--- Data excerpt ---
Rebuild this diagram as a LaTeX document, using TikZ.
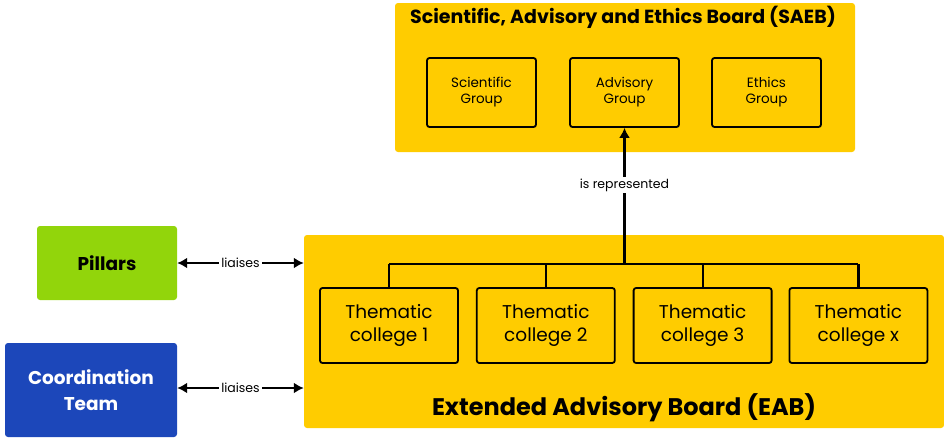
\documentclass[tikz,border=0pt]{standalone}
\usepackage{fontspec}
\setmainfont{Poppins}
\usetikzlibrary{arrows.meta,positioning}
\definecolor{boardyellow}{HTML}{FFCC00}
\definecolor{pillargreen}{HTML}{92D50B}
\definecolor{coordblue}{HTML}{1C47BA}
\tikzstyle{board} = [rectangle, fill=boardyellow, rounded corners=3pt, inner sep=0pt]
\tikzstyle{group} = [rectangle, draw, line width=1.8pt, rounded corners=2.5pt, minimum width=109pt, minimum height=69pt, align=center, font=\fontsize{13.5}{16}\selectfont]
\tikzstyle{college} = [group, minimum width=138pt, minimum height=75pt, font=\fontsize{18.5}{23}\selectfont]
\tikzstyle{side} = [rectangle, rounded corners=3pt, minimum width=140pt, align=center, font=\bfseries\fontsize{18.5}{26}\selectfont]
\tikzstyle{wire} = [line width=2.2pt]
\tikzstyle{link} = [wire, {Latex[length=10pt,width=11pt]}-{Latex[length=10pt,width=11pt]}]
\tikzstyle{tag} = [fill=white, inner sep=2pt, font=\fontsize{12.5}{14}\selectfont]

\begin{document}
\begin{tikzpicture}[x=1pt, y=-1pt]
      \useasboundingbox (0,0) rectangle (944,437);
      % upper board
      \node[board, minimum width=460pt, minimum height=149pt] (saeb) at (625,77.5) {};
      \node[font=\bfseries\fontsize{19}{22}\selectfont] (saebt) at (623,17) {Scientific, Advisory and Ethics Board (SAEB)};
      \node[group] (sci) at (481.5,92.5) {Scientific\\Group};
      \node[group] (adv) at (624.5,92.5) {Advisory\\Group};
      \node[group] (eth) at (766.5,92.5) {Ethics\\Group};
      % extended board
      \node[board, minimum width=640pt, minimum height=193pt] (eab) at (624,331.5) {};
      \node[font=\bfseries\fontsize{24}{28}\selectfont] (eabt) at (624,408) {Extended Advisory Board (EAB)};
      \node[college] (c1) at (389,325.5) {Thematic\\college 1};
      \node[college, right=17pt of c1] (c2) {Thematic\\college 2};
      \node[college, right=17pt of c2] (c3) {Thematic\\college 3};
      \node[college, right=16pt of c3] (cx) {Thematic\\college x};
      % side boxes
      \node[side, fill=pillargreen, minimum height=74pt] (pil) at (107,263) {Pillars};
      \node[side, fill=coordblue, text=white, minimum width=172pt, minimum height=94pt] (coord) at (91,390) {Coordination\\Team};
      % connectors
      \coordinate (hub) at (adv.south |- 0,264);
      \draw[wire] (c1.north |- hub) -- (cx.north |- hub);
      \foreach \c in {c1,c2,c3,cx}
        \draw[wire] (\c.north) -- (\c.north |- hub);
      \draw[wire, -{Latex[length=10pt,width=11pt]}] (hub) -- node[tag, pos=0.58] {is represented} (adv.south);
      \draw[link] (pil.east) -- node[tag] {liaises} (pil.east -| eab.west);
      \draw[link] (coord.east |- 0,388) -- node[tag] {liaises} (eab.west |- 0,388);
    \end{tikzpicture}
\end{document}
---
(Written instruction):
Copy the material above in full and exactly, skipping pictures.

(Response below):
Rebuild this diagram as a LaTeX document, using TikZ.
\documentclass[tikz,border=0pt]{standalone}
\usepackage{fontspec}
\setmainfont{Poppins}
\usetikzlibrary{arrows.meta,positioning}
\definecolor{boardyellow}{HTML}{FFCC00}
\definecolor{pillargreen}{HTML}{92D50B}
\definecolor{coordblue}{HTML}{1C47BA}
\tikzstyle{board} = [rectangle, fill=boardyellow, rounded corners=3pt, inner sep=0pt]
\tikzstyle{group} = [rectangle, draw, line width=1.8pt, rounded corners=2.5pt, minimum width=109pt, minimum height=69pt, align=center, font=\fontsize{13.5}{16}\selectfont]
\tikzstyle{college} = [group, minimum width=138pt, minimum height=75pt, font=\fontsize{18.5}{23}\selectfont]
\tikzstyle{side} = [rectangle, rounded corners=3pt, minimum width=140pt, align=center, font=\bfseries\fontsize{18.5}{26}\selectfont]
\tikzstyle{wire} = [line width=2.2pt]
\tikzstyle{link} = [wire, {Latex[length=10pt,width=11pt]}-{Latex[length=10pt,width=11pt]}]
\tikzstyle{tag} = [fill=white, inner sep=2pt, font=\fontsize{12.5}{14}\selectfont]

\begin{document}
\begin{tikzpicture}[x=1pt, y=-1pt]
      \useasboundingbox (0,0) rectangle (944,437);
      % upper board
      \node[board, minimum width=460pt, minimum height=149pt] (saeb) at (625,77.5) {};
      \node[font=\bfseries\fontsize{19}{22}\selectfont] (saebt) at (623,17) {Scientific, Advisory and Ethics Board (SAEB)};
      \node[group] (sci) at (481.5,92.5) {Scientific\\Group};
      \node[group] (adv) at (624.5,92.5) {Advisory\\Group};
      \node[group] (eth) at (766.5,92.5) {Ethics\\Group};
      % extended board
      \node[board, minimum width=640pt, minimum height=193pt] (eab) at (624,331.5) {};
      \node[font=\bfseries\fontsize{24}{28}\selectfont] (eabt) at (624,408) {Extended Advisory Board (EAB)};
      \node[college] (c1) at (389,325.5) {Thematic\\college 1};
      \node[college, right=17pt of c1] (c2) {Thematic\\college 2};
      \node[college, right=17pt of c2] (c3) {Thematic\\college 3};
      \node[college, right=16pt of c3] (cx) {Thematic\\college x};
      % side boxes
      \node[side, fill=pillargreen, minimum height=74pt] (pil) at (107,263) {Pillars};
      \node[side, fill=coordblue, text=white, minimum width=172pt, minimum height=94pt] (coord) at (91,390) {Coordination\\Team};
      % connectors
      \coordinate (hub) at (adv.south |- 0,264);
      \draw[wire] (c1.north |- hub) -- (cx.north |- hub);
      \foreach \c in {c1,c2,c3,cx}
        \draw[wire] (\c.north) -- (\c.north |- hub);
      \draw[wire, -{Latex[length=10pt,width=11pt]}] (hub) -- node[tag, pos=0.58] {is represented} (adv.south);
      \draw[link] (pil.east) -- node[tag] {liaises} (pil.east -| eab.west);
      \draw[link] (coord.east |- 0,388) -- node[tag] {liaises} (eab.west |- 0,388);
    \end{tikzpicture}
\end{document}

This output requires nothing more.